Extract every line below that contains the word "draw".
━━ DATASET EXCERPT ━━
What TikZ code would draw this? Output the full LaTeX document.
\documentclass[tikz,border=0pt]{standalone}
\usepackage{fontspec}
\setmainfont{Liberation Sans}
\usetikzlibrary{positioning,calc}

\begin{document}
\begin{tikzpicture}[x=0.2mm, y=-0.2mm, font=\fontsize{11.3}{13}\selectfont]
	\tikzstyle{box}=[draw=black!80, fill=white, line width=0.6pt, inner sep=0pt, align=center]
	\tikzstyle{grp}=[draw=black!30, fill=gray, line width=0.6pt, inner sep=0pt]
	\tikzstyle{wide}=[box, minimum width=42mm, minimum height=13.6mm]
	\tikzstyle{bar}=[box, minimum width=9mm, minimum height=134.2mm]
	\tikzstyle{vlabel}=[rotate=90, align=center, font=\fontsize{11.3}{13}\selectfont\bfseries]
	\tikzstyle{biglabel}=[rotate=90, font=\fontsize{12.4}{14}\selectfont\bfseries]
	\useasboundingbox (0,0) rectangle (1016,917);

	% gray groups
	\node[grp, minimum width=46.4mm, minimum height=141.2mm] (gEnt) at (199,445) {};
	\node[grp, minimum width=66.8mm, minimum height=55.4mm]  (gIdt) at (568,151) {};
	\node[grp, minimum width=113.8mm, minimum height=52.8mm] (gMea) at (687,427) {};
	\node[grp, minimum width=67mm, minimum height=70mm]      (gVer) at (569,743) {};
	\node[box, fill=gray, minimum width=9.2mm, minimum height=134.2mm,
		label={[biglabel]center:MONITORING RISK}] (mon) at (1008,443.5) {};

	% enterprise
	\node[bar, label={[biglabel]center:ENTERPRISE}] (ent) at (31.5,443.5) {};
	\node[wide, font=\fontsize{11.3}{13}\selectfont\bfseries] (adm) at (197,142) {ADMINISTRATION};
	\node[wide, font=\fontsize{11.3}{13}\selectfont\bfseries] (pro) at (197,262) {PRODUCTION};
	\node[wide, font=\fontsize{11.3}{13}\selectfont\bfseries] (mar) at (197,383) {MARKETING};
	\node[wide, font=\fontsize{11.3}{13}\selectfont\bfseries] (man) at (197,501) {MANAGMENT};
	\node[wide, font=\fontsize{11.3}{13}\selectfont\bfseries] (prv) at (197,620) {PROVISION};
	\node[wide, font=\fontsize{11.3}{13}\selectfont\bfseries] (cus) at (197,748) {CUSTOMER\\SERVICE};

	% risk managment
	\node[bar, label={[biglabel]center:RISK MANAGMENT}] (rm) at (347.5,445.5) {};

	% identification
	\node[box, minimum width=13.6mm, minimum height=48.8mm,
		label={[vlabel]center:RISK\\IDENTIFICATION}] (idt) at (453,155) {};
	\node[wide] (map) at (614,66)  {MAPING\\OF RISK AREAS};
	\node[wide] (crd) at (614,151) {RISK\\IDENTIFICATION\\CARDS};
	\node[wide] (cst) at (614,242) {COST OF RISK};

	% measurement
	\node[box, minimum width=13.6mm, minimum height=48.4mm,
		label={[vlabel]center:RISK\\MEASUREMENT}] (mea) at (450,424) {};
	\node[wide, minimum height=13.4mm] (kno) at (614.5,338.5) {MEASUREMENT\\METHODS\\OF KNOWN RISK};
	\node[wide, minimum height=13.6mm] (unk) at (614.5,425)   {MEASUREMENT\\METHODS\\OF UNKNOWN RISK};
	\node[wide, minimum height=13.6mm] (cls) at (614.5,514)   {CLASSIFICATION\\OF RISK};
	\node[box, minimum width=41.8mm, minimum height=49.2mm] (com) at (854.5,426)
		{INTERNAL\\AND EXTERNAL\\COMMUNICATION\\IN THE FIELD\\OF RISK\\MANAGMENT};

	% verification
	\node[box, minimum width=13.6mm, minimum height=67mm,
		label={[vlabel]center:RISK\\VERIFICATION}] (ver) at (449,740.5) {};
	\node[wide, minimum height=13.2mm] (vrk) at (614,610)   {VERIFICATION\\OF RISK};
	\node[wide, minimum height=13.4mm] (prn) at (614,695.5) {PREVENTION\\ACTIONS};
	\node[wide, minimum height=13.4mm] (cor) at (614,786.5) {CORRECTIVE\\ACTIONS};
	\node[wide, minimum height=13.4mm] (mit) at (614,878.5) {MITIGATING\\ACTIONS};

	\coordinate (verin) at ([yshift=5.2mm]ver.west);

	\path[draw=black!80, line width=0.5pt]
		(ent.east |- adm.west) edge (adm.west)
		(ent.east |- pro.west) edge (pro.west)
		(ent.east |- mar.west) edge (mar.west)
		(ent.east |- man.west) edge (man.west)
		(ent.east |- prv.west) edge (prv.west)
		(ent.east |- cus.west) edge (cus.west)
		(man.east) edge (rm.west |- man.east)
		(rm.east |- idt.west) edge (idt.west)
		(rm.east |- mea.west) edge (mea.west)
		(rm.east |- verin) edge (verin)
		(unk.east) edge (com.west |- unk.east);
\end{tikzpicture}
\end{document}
━━━
## SOLUTION
What TikZ code would draw this? Output the full LaTeX document.
	\tikzstyle{box}=[draw=black!80, fill=white, line width=0.6pt, inner sep=0pt, align=center]
	\tikzstyle{grp}=[draw=black!30, fill=gray, line width=0.6pt, inner sep=0pt]
	\path[draw=black!80, line width=0.5pt]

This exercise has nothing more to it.